Empirically, we've just had our first occurrence of astronomers not being able to explain a compound in a planet's atmosphere, and it's something much easier to deal with than a massive amount of oxygen.

I think they would settle on the opinion that any explanation would be about as interesting as life. But not fully settle on life.

Would be interesting to find an explanation for the surge (and decline) in atmospheric Freon, and its replacement with other refrigerants.
Would fluorocarbons be detectable in a remote spectrogram of the atmosphere at the levels they existed in the earth's atmosphere? Would the depletion of ozone in the atmosphere be more visible?

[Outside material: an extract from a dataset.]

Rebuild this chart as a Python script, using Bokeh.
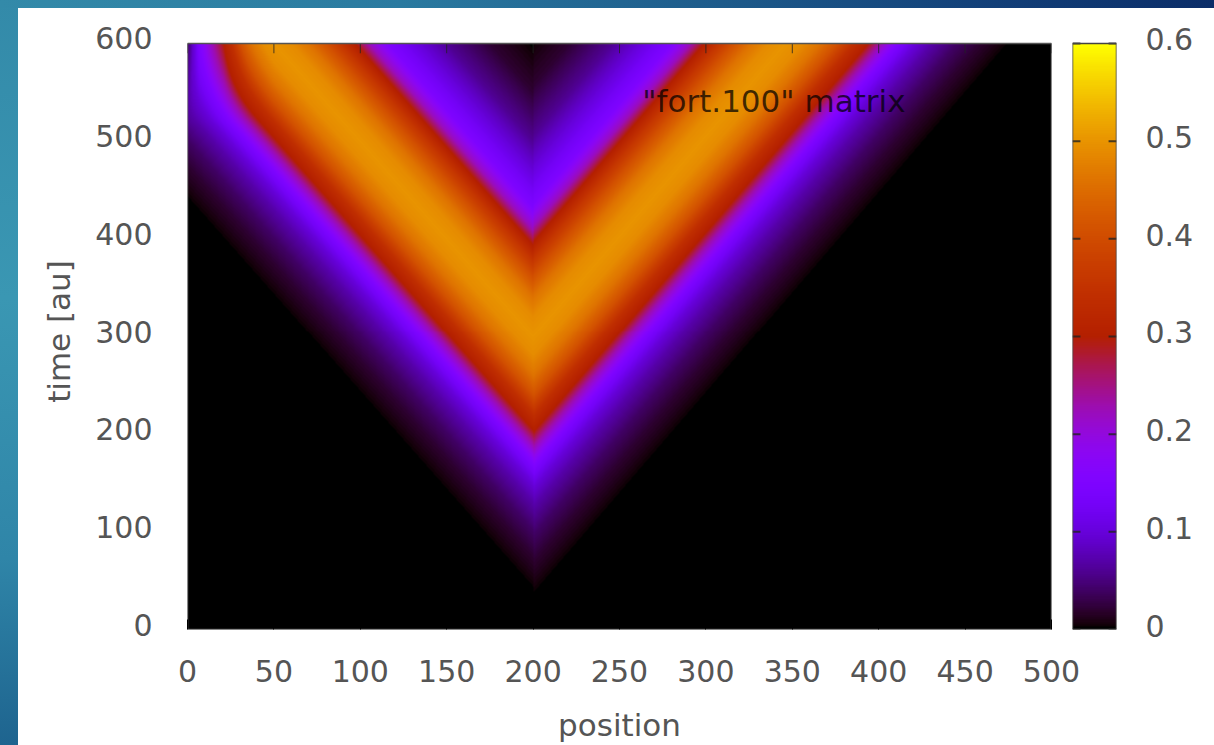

From [0] it looks like CFC's peaked on the order of 1 ppb. Humans (perhaps) just detected phosphine at the level of ~20ppb in Venus's atmosphere through telescope spectral analysis [1], but that's on a very close planet that we've been staring at intently for 4000 years; presumably there are compounds present in smaller concentrations that we haven't seen yet. Is there a heuristic for the hypothetical minimum sensitivity relative to interstellar distances?

[0] https://www.esrl.noaa.gov/gmd/hats/about/cfc.html [1] https://www.nature.com/articles/s41550-020-1174-4

It's currently possible to detect the atmosphere of some exoplanets. The presence of oxygen would be a pretty good indicator that photosynthesis is happening.
Depends on how far and exactly where we are in relation to the earth sun system.